NAC did not announce the value of the deal but said the agreement calls for Swiss Heights Engineering shareholders to end up with 95.75 percent of the combined company.

Genovese currently owns 45.4 percent of NAC’s stock, according to Securities and Exchange Commission filings. He will remain CEO of the company after the merger.

IPO costs affect Advanced Disposal

Advanced Disposal Services Inc. reported revenue rose 1 percent in the first quarter to $333.8 million.

However, operating income dropped 45.8 percent to $13 million, mainly because of expenses related to its attempted initial public offering, the company said in an SEC filing.

After interest expenses, Advanced Disposal had a net loss of $14.3 million in the quarter.

Advanced Disposal, headquartered in the Nocatee development in St. Johns County, attempted to bring its IPO to the market in February but pulled the stock sale back because of the poor stock market conditions during the winter.

The company has not updated its IPO filings since February.

Dick’s Wings opens two locations

ARC Group Inc., franchisor of the Dick’s Wings & Grill restaurant chain, said it has expanded the chain by opening restaurants in Kingsland, Ga., and Pensacola.

That brings the Dick’s Wings chain to 17 restaurants in Florida and five in Georgia.

The two new restaurants are free-standing buildings that were home to other restaurants.
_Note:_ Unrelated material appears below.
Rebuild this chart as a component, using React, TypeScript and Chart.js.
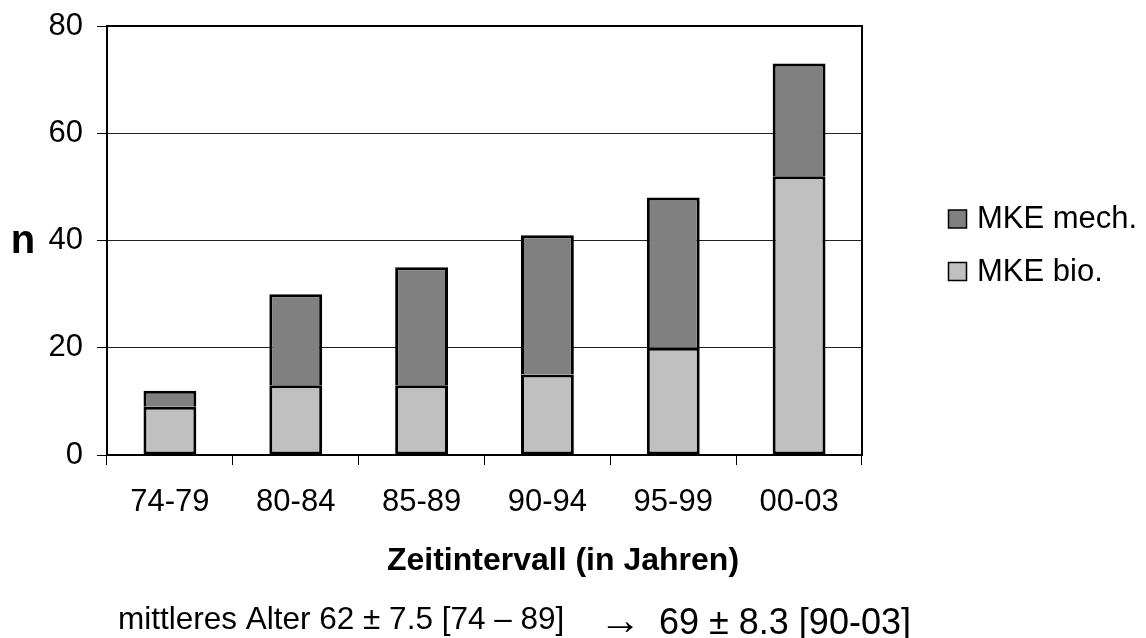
import React, { useEffect, useRef } from 'react';
import { Chart, registerables } from 'chart.js';

Chart.register(...registerables);

// ---- Data ----
const categories = ['74-79', '80-84', '85-89', '90-94', '95-99', '00-03'];
const mkeBio = [9, 13, 13, 15, 20, 52];
const mkeMech = [3, 17, 22, 26, 28, 21];
const seriesNames = ['MKE mech.', 'MKE bio.'];
const yMin = 0;
const yMax = 80;
const yStep = 20;
const yAxisTitle = 'n';
const xAxisTitle = 'Zeitintervall (in Jahren)';
const footerLeft = 'mittleres Alter 62 ± 7.5 [74 – 89]';
const footerArrow = '→';
const footerRight = '69 ± 8.3 [90-03]';

// ---- Style ----
const FONT = "Arial, 'Liberation Sans', sans-serif";
const mechColor = '#808080';
const bioColor = '#C0C0C0';
const W = 1146;
const H = 638;

const overlayPlugin = {
  id: 'overlay',
  afterDraw(chart: any) {
    const { ctx, chartArea: a } = chart;
    ctx.save();
    // plot frame
    ctx.strokeStyle = '#000';
    ctx.lineWidth = 2;
    ctx.strokeRect(a.left, a.top, a.right - a.left, a.bottom - a.top);

    ctx.fillStyle = '#000';
    ctx.textBaseline = 'alphabetic';

    // y axis title
    ctx.font = `bold 40px ${FONT}`;
    ctx.textAlign = 'center';
    ctx.fillText(yAxisTitle, 23, (a.top + a.bottom) / 2 + 12.5);

    // x axis title
    ctx.font = `bold 32px ${FONT}`;
    ctx.textAlign = 'center';
    ctx.fillText(xAxisTitle, 563, 570);

    // footer
    ctx.textAlign = 'left';
    ctx.font = `31.5px ${FONT}`;
    ctx.fillText(footerLeft, 118, 629);
    ctx.font = `42px ${FONT}`;
    ctx.fillText(footerArrow, 599, 634);
    ctx.font = `36px ${FONT}`;
    ctx.fillText(footerRight, 659, 634);

    // legend
    const items = [
      { label: seriesNames[0], color: mechColor, y: 219 },
      { label: seriesNames[1], color: bioColor, y: 271.5 },
    ];
    ctx.font = `31px ${FONT}`;
    for (const it of items) {
      ctx.fillStyle = it.color;
      ctx.fillRect(948.5, it.y - 9, 18, 18);
      ctx.strokeStyle = '#000';
      ctx.lineWidth = 1.5;
      ctx.strokeRect(948.5, it.y - 9, 18, 18);
      ctx.fillStyle = '#000';
      ctx.fillText(it.label, 977, it.y + 9);
    }
    ctx.restore();
  },
};

export default function App() {
  const ref = useRef<HTMLCanvasElement | null>(null);

  useEffect(() => {
    document.body.style.margin = '0';
    const canvas = ref.current;
    if (!canvas) return;
    const chart = new Chart(canvas, {
      type: 'bar',
      data: {
        labels: categories,
        datasets: [
          {
            label: seriesNames[1],
            data: mkeBio,
            backgroundColor: bioColor,
            borderColor: '#000',
            borderWidth: 3,
            borderSkipped: false,
            barPercentage: 0.42,
            categoryPercentage: 1,
          },
          {
            label: seriesNames[0],
            data: mkeMech,
            backgroundColor: mechColor,
            borderColor: '#000',
            borderWidth: 3,
            borderSkipped: 'bottom',
            barPercentage: 0.42,
            categoryPercentage: 1,
          },
        ],
      },
      options: {
        responsive: false,
        animation: false,
        layout: { padding: { top: 26, right: W - 862, left: 0, bottom: 0 } },
        plugins: {
          legend: { display: false },
          tooltip: { enabled: false },
          title: { display: false },
        },
        scales: {
          x: {
            stacked: true,
            afterFit: (s: any) => {
              s.height = H - 455;
              s.paddingLeft = 0;
              s.paddingRight = 0;
            },
            grid: {
              offset: true,
              drawOnChartArea: false,
              drawTicks: true,
              tickLength: 10,
              color: '#000',
              tickColor: '#000',
              lineWidth: 1,
            },
            border: { display: true, color: '#000', width: 2 },
            ticks: {
              color: '#000',
              font: { family: FONT, size: 31 },
              padding: 19,
              maxRotation: 0,
              autoSkip: false,
            },
          },
          y: {
            stacked: true,
            min: yMin,
            max: yMax,
            afterFit: (s: any) => {
              s.width = 107;
              s.paddingTop = 0;
              s.paddingBottom = 0;
            },
            grid: {
              color: '#222',
              tickColor: '#000',
              lineWidth: 1,
              drawTicks: true,
              tickLength: 10,
            },
            border: { display: true, color: '#000', width: 2 },
            ticks: {
              stepSize: yStep,
              color: '#000',
              font: { family: FONT, size: 31 },
              padding: 14,
            },
          },
        },
      },
      plugins: [overlayPlugin],
    });
    return () => chart.destroy();
  }, []);

  return (
    <div style={{ position: 'absolute', left: 0, top: 0, width: W, height: H, background: '#fff' }}>
      <canvas ref={ref} width={W} height={H} style={{ display: 'block' }} />
    </div>
  );
}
ARC Group said these openings are part of its strategy to convert existing restaurant buildings, which allows it to open new locations quickly.

ARC Group is officially headquartered in Louisiana but its corporate office is in Jacksonville.

Apollo buyout of ADT complete

Funds affiliated with Apollo Global Management LLC have completed their acquisition of security company ADT Corp.

Under the terms of the deal, ADT merged with another security company owned by Apollo, Protection 1, but will continue to operate under the ADT brand with its headquarters in Boca Raton.

Jacksonville has one of ADT’s largest operations centers, employing about 2,000 people.

The buyout came only about three and a half years after ADT became an independent public company. It was spun off from Tyco International Ltd. in October 2012.